Consider the records below. How many of their lines include the word "code"? State the number and nothing else.

--- START Listing ---

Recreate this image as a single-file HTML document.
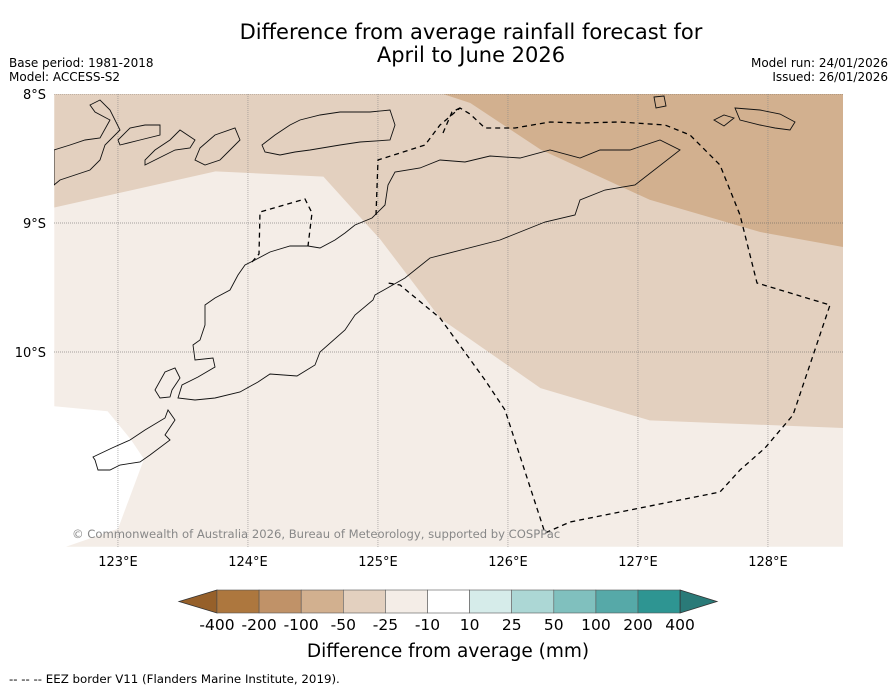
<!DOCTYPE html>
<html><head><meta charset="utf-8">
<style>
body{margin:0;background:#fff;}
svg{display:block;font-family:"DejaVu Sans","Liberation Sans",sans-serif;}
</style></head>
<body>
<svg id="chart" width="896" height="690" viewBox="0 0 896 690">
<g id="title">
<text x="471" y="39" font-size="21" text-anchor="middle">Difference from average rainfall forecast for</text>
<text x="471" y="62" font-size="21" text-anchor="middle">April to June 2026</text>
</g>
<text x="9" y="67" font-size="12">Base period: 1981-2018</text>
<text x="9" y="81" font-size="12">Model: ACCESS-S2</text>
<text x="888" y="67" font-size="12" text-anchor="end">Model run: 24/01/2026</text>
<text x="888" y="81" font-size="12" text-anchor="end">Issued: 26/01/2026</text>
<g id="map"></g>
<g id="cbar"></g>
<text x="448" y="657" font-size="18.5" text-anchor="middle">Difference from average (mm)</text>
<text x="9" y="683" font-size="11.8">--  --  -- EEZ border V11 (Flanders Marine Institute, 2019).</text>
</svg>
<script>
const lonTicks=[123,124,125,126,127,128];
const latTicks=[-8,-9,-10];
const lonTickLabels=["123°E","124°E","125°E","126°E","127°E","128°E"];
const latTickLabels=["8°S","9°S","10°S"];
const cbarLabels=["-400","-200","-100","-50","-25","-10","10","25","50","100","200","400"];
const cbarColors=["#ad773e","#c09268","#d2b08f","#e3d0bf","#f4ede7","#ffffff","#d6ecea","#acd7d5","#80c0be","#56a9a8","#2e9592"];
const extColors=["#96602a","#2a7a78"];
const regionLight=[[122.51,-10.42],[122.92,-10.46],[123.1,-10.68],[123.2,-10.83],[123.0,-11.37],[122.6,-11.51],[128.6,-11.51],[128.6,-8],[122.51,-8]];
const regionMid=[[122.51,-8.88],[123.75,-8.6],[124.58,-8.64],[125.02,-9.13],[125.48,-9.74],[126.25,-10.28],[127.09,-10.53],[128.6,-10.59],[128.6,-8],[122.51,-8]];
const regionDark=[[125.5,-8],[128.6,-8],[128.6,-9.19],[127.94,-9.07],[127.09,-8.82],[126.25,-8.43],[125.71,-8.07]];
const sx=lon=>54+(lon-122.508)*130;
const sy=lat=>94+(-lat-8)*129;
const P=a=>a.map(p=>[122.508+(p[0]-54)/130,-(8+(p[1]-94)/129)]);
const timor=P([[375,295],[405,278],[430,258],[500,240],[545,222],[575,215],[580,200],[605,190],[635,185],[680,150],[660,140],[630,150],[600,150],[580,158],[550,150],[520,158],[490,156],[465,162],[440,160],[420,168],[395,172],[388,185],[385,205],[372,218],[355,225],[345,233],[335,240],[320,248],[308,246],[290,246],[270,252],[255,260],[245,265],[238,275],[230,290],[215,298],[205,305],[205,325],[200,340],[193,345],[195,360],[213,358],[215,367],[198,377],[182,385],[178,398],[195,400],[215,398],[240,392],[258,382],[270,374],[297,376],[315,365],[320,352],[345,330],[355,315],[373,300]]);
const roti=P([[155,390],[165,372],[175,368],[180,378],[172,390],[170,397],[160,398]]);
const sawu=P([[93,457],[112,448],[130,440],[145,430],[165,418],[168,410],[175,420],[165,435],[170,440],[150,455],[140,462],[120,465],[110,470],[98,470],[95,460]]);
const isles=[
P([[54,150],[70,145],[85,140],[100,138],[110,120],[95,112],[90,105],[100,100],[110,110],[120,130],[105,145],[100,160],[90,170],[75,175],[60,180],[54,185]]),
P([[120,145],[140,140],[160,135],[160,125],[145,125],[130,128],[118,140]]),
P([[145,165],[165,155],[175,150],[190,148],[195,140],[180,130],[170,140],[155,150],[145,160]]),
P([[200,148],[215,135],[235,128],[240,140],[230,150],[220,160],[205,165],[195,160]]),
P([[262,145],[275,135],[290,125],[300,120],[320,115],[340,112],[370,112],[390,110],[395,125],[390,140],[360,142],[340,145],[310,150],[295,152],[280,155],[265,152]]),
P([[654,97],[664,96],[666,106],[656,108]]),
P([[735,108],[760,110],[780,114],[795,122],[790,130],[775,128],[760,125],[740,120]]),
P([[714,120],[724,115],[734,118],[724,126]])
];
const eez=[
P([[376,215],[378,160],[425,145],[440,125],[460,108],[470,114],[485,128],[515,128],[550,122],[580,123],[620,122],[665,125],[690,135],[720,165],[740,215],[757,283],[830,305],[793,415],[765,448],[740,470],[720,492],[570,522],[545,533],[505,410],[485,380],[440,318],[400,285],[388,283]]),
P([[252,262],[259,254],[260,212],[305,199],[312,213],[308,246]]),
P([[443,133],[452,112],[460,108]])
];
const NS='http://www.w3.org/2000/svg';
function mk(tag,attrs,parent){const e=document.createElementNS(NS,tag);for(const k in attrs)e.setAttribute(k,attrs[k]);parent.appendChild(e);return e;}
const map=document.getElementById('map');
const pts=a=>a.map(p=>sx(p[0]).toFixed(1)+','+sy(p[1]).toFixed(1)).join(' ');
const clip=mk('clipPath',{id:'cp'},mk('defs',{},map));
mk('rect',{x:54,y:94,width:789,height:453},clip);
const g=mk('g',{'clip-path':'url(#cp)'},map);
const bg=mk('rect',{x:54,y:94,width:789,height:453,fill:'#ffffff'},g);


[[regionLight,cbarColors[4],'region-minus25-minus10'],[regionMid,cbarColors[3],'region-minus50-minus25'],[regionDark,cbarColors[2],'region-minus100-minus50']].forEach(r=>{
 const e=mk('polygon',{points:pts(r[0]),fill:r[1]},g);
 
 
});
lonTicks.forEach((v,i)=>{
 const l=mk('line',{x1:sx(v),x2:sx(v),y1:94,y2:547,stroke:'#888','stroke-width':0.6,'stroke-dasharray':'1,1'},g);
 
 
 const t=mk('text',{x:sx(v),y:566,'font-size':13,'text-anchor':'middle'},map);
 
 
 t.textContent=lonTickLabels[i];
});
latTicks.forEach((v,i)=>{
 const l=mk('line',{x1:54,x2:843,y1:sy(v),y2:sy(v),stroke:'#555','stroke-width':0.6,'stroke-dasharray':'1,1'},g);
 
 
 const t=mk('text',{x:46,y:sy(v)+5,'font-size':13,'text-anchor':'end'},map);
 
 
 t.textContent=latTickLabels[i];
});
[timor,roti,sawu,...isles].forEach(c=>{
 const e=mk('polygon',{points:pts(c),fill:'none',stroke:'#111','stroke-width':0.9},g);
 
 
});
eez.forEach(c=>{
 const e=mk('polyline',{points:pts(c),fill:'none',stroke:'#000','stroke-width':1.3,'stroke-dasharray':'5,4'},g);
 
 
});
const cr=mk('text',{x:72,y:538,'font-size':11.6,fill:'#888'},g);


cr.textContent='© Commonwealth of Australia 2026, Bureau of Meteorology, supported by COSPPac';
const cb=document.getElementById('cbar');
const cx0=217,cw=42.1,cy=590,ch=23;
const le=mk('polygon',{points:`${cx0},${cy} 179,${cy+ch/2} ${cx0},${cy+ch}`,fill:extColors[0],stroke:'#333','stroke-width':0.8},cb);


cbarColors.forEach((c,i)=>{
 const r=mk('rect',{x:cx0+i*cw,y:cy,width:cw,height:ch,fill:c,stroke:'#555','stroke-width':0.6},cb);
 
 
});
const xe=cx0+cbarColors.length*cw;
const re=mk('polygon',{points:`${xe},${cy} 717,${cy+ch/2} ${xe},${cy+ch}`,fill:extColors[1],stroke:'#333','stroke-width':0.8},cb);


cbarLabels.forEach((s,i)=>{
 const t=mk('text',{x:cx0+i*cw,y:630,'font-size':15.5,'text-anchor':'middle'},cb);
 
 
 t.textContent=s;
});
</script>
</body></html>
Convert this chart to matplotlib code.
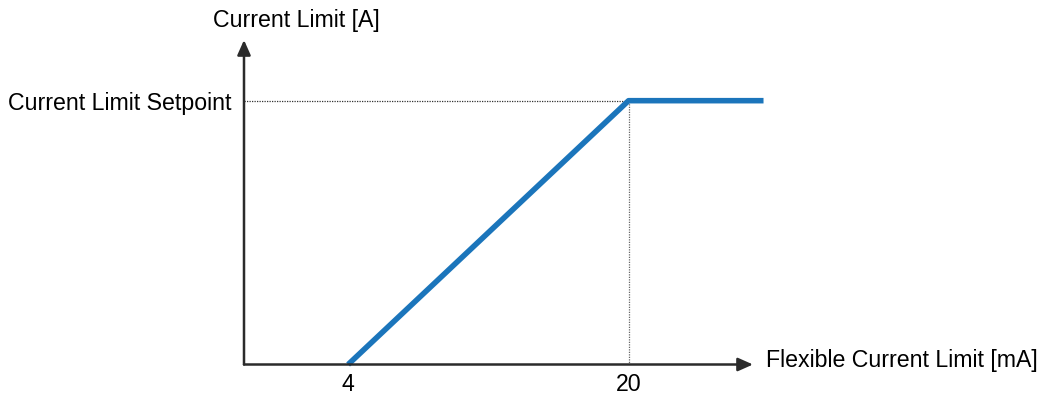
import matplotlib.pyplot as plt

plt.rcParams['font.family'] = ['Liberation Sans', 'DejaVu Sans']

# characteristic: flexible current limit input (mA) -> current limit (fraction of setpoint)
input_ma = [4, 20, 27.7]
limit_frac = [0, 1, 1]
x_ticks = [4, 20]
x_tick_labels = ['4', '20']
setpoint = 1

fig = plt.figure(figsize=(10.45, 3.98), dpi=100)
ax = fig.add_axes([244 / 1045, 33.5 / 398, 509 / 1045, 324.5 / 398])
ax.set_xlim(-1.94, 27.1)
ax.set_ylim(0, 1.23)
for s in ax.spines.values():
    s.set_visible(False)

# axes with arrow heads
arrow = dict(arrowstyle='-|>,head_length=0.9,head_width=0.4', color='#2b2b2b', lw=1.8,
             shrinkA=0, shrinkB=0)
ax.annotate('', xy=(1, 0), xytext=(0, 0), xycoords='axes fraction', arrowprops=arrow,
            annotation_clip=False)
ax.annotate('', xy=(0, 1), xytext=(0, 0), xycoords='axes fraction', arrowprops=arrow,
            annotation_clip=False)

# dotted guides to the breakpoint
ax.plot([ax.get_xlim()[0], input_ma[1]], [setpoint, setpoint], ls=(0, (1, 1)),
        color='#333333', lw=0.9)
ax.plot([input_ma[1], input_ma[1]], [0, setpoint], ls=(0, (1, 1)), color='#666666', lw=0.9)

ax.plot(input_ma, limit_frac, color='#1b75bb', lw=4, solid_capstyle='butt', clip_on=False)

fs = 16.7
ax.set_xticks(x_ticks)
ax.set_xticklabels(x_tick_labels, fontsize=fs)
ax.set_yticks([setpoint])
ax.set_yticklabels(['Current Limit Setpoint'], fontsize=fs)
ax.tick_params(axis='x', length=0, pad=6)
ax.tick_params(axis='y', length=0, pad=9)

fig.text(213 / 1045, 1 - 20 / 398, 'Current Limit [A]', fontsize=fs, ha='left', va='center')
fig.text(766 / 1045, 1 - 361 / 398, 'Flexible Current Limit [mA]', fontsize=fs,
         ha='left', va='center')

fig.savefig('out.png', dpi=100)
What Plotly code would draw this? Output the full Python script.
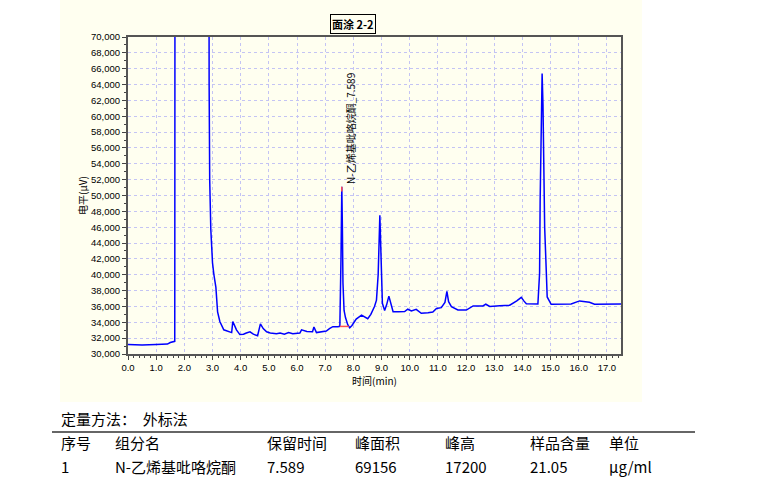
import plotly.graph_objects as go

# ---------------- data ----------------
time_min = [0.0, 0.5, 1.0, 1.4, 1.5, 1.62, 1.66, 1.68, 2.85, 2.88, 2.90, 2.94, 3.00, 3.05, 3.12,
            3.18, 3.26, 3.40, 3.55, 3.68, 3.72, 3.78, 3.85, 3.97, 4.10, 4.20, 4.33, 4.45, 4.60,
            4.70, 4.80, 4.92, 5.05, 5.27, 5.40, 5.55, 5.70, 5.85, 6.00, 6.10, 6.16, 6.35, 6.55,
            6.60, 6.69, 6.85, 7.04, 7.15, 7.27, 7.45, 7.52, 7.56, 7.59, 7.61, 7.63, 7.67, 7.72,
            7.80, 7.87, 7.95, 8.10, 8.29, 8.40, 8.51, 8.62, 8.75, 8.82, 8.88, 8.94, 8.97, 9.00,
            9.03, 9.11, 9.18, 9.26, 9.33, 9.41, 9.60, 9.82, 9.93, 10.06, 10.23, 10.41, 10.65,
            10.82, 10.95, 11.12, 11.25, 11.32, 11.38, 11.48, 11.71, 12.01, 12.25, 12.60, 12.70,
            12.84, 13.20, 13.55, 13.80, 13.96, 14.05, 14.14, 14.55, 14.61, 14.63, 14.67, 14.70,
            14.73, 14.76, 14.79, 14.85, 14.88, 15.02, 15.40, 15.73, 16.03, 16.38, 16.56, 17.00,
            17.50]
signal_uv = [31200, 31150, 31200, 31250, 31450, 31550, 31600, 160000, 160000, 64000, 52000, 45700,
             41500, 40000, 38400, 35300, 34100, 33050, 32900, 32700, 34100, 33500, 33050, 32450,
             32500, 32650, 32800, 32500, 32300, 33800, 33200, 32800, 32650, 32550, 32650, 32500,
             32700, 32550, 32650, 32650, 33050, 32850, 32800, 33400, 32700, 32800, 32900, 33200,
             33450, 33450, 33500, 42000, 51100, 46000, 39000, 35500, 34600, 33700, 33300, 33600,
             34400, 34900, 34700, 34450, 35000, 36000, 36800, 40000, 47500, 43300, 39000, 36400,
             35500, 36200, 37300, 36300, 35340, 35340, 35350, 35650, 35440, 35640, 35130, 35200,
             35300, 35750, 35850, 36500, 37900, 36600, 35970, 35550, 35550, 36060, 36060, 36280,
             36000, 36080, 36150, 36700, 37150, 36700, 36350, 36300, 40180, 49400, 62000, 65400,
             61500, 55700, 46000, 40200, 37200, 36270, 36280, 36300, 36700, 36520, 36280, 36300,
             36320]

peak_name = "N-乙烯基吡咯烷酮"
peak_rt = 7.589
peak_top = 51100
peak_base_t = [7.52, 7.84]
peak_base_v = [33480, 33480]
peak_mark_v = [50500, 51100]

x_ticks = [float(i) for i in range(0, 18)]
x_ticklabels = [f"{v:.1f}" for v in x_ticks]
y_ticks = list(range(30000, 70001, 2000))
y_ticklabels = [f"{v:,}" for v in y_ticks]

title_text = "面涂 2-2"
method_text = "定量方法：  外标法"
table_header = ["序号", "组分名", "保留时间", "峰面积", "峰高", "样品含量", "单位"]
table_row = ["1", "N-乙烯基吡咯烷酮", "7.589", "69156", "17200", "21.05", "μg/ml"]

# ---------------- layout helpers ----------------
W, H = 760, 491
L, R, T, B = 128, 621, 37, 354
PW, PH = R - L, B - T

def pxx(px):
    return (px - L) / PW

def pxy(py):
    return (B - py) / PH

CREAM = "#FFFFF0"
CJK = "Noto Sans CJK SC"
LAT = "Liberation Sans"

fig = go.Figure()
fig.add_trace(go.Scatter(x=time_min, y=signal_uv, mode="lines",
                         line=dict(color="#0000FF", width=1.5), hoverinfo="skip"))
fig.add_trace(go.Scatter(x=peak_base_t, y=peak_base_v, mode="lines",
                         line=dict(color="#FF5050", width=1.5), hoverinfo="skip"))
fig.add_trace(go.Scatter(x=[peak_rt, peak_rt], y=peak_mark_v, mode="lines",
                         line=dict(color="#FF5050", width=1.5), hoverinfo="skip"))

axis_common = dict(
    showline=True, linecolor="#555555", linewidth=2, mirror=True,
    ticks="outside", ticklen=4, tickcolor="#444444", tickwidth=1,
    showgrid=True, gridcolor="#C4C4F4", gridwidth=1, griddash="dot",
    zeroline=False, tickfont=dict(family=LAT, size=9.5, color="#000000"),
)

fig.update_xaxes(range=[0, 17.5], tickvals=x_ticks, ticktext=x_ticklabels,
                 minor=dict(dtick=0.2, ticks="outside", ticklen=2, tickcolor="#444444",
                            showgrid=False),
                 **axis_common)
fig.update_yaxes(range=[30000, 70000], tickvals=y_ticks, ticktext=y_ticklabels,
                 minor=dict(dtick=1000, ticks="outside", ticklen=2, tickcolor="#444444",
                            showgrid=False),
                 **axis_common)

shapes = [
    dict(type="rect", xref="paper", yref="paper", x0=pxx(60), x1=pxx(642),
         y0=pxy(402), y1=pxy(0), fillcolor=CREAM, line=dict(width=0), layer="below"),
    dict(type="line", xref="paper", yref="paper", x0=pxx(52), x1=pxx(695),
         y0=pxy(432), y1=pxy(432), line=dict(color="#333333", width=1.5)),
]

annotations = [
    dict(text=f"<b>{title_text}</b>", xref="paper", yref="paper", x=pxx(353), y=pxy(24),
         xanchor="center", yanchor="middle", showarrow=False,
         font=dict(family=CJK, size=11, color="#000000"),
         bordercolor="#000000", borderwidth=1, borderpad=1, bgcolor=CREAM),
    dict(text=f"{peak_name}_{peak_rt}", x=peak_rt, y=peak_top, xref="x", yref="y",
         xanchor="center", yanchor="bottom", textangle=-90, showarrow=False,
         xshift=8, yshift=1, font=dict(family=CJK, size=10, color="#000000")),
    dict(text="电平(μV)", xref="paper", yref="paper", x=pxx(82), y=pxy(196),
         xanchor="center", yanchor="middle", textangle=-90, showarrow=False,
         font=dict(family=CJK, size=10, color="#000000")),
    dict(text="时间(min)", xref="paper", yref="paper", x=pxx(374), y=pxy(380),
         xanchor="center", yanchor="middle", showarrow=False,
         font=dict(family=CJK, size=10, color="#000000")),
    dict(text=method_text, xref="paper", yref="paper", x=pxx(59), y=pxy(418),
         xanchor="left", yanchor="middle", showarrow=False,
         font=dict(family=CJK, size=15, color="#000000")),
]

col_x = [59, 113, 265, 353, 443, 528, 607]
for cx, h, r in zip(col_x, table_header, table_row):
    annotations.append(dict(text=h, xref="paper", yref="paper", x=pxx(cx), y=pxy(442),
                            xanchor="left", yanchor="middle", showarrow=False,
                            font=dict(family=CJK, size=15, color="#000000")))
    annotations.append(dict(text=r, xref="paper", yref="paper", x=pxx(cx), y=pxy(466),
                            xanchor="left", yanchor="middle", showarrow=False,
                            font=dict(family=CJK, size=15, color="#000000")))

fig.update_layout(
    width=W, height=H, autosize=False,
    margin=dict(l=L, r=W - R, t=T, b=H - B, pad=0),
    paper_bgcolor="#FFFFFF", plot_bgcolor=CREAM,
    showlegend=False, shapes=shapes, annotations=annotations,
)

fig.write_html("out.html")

--- END Listing ---

In response
2